The bullying has affected me in my adult life; I sometimes see the people that bullied me, and it scares me, I have to try to hide and make sure I’m not noticed.
I don’t know what support would’ve helped back then; I needed help, but I don’t think people (including my parents) would think that name calling etc. would affect you. “Don’t be so daft”, or “stop being silly” would be the things you would hear if you spoke to anyone about it. And the problem is when you face it every day you look to other ways to support yourself. So you don’t have to feel embarrassed about saying anything to anybody. Especially as, 30 years ago if you were to have said anything, you could almost guarantee that the people that bullied you would find out, either because you were both called to the principal’s office or your parents would go and speak to the bully’s parents, which would inevitably lead to another beating or more abuse from the people that bullied you as they would know you had grassed on them.
Recovery is an ongoing struggle, you just learn to fight that bit harder, and pray that you are strong enough or have something that stops you from giving up and trying to score drugs. What keeps me from doing it again, is my wife and kids, but some days if we have a row… Those voices start whispering to me again…
But I know if I went back to drugs I’d lose my family. And honestly, would I want them to be there if I was back on it again? No I don’t think I’d want my kids, to see that.
I still find myself cutting myself when I am really down about something or struggling; I don’t like my wife to know, but I just really really need a release every so often.
I used to be on lots of meds for it, but took myself off them for fear of starting to self-medicate with them. My biggest fear is abandonment; I don’t deal with that very well, if at all. I started doing 1-2-1 therapy for a while, before I was seen my a psychologist who put me into a STEPPS group for 6 months maybe a bit longer, I am now ½ way through a STAIRWAYS group which is the follow on to STEPPS.

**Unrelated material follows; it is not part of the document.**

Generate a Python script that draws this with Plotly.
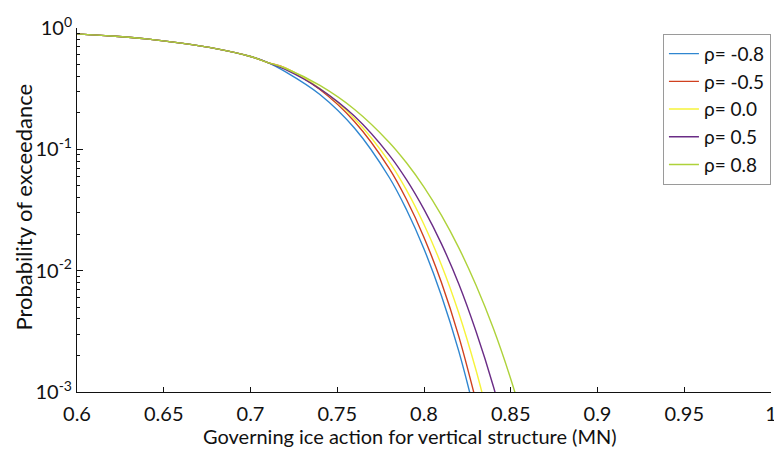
import plotly.graph_objects as go

# Shared part of the curves (all rho values overlap here)
x_common = [0.60, 0.62, 0.64, 0.66, 0.68, 0.70, 0.71]
p_common = [0.895, 0.859, 0.813, 0.750, 0.676, 0.582, 0.519]

# Diverging tails
x_m08 = [0.72, 0.74, 0.76, 0.78, 0.79, 0.80, 0.81, 0.82, 0.83]
p_m08 = [0.437, 0.283, 0.149, 0.0586, 0.0316, 0.0151, 0.00624, 0.00218, 0.000614]

x_m05 = [0.72, 0.74, 0.76, 0.78, 0.79, 0.80, 0.81, 0.82, 0.83]
p_m05 = [0.468, 0.311, 0.169, 0.0695, 0.0384, 0.0188, 0.00802, 0.00289, 0.000838]

x_00 = [0.72, 0.74, 0.76, 0.78, 0.79, 0.80, 0.81, 0.82, 0.83, 0.84]
p_00 = [0.468, 0.317, 0.179, 0.0789, 0.0459, 0.0240, 0.0112, 0.00450, 0.00151, 0.000420]

x_05 = [0.72, 0.74, 0.76, 0.78, 0.79, 0.80, 0.81, 0.82, 0.83, 0.84, 0.85]
p_05 = [0.455, 0.315, 0.187, 0.0897, 0.0560, 0.0320, 0.0167, 0.00780, 0.00315, 0.00111, 0.000324]

x_08 = [0.72, 0.74, 0.76, 0.78, 0.79, 0.80, 0.81, 0.82, 0.83, 0.84, 0.85, 0.86]
p_08 = [0.466, 0.336, 0.213, 0.114, 0.0771, 0.0489, 0.0287, 0.0155, 0.00757, 0.00333, 0.00128, 0.000427]

labels = ["ρ= -0.8", "ρ= -0.5", "ρ= 0.0", "ρ= 0.5", "ρ= 0.8"]
colors = ["#2f86d0", "#d0401f", "#f6f33a", "#6a2c86", "#aed23a"]

x_ticks = [0.6, 0.65, 0.7, 0.75, 0.8, 0.85, 0.9, 0.95, 1.0]
x_ticktext = ["0.6", "0.65", "0.7", "0.75", "0.8", "0.85", "0.9", "0.95", "1"]
y_ticks = [1e-3, 1e-2, 1e-1, 1e0]
y_ticktext = ["10<sup>-3</sup>", "10<sup>-2</sup>", "10<sup>-1</sup>", "10<sup>0</sup>"]

x_title = "Governing ice action for vertical structure (MN)"
y_title = "Probability of exceedance"

series = [(x_m08, p_m08), (x_m05, p_m05), (x_00, p_00), (x_05, p_05), (x_08, p_08)]

fig = go.Figure()
for (xs, ps), lab, col in zip(series, labels, colors):
    fig.add_trace(go.Scatter(
        x=x_common + xs, y=p_common + ps, mode="lines", name=lab,
        line=dict(color=col, width=1.4, shape="spline", smoothing=1.0),
    ))

font_family = "Lato, 'Open Sans', sans-serif"
ink = "#111"
minor_vals = [m * 10.0 ** e for e in (-3, -2, -1) for m in range(2, 10)]

# The page body adds an 8px margin, so the figure is sized to fit the window.
fig.update_layout(
    width=774, height=443,
    margin=dict(l=69, r=5, t=12, b=59),
    paper_bgcolor="white", plot_bgcolor="white",
    font=dict(family=font_family, size=20, color=ink),
    showlegend=True,
    legend=dict(
        x=0.8443, y=0.984, xanchor="left", yanchor="top",
        bordercolor="#9a9a9a", borderwidth=1, bgcolor="white",
        font=dict(size=19, family=font_family, color=ink),
        tracegroupgap=0,
    ),
    xaxis=dict(
        range=[0.6, 1.0], tickmode="array", tickvals=x_ticks, ticktext=x_ticktext,
        ticks="inside", ticklen=5, tickcolor=ink, showline=True, linecolor=ink,
        linewidth=1, showgrid=False, zeroline=False, mirror=False,
        ticklabeloverflow="allow", ticklabelstandoff=4,
        tickfont=dict(size=20),
    ),
    yaxis=dict(
        type="log", range=[-3, 0], tickmode="array", tickvals=y_ticks, ticktext=y_ticktext,
        ticks="inside", ticklen=6, tickcolor=ink, showline=True, linecolor=ink,
        linewidth=1, showgrid=False, zeroline=False, mirror=False,
        ticklabeloverflow="allow",
        minor=dict(tickmode="array", tickvals=minor_vals, ticks="inside", ticklen=3,
                   tickcolor=ink, showgrid=False),
        tickfont=dict(size=20),
    ),
    annotations=[
        dict(text=x_title, xref="paper", yref="paper", x=0.48, y=-0.121,
             xanchor="center", yanchor="middle", showarrow=False,
             font=dict(size=20, family=font_family, color=ink)),
        dict(text=y_title, xref="paper", yref="paper", x=-0.0771, y=0.508,
             xanchor="center", yanchor="middle", textangle=-90, showarrow=False,
             font=dict(size=22, family=font_family, color=ink)),
    ],
)

fig.write_html("out.html")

It impacts my life quite a lot; my wife still doesn’t quite understand it and I think sometimes she feels it’s just an excuse for my irrational and sometimes moody behaviour.
I still get very anxious when I speak to my parents on the phone as them leaving was when I fell apart, there are days when all I want is to be left alone, but have someone there to hug.
BPD is a very weird thing to understand, everything is Black and White there is no grey.
You find yourself wanting to be with people but not wanting there in the same minute.
And when I look back on my life I realise that I have always been that way. But Mental Health wasn’t such a big thing when I was younger, there wasn’t such an understanding around it.
There is still a stigma about the ‘Mental Health’ label – I prefer the term ‘Limited Edition’ :)
You look back at the things that have happened, the people that you have lost or in my case pushed away, or left because of my choices. And being BPD is the first thing that actually makes sense out of all of it.
Sure I can’t put everything down to that, but it helps explain a lot of what happened.
I hope that if you are reading this, and managed to make it to the end, that it has helped you? Or at the very least given you something to think about.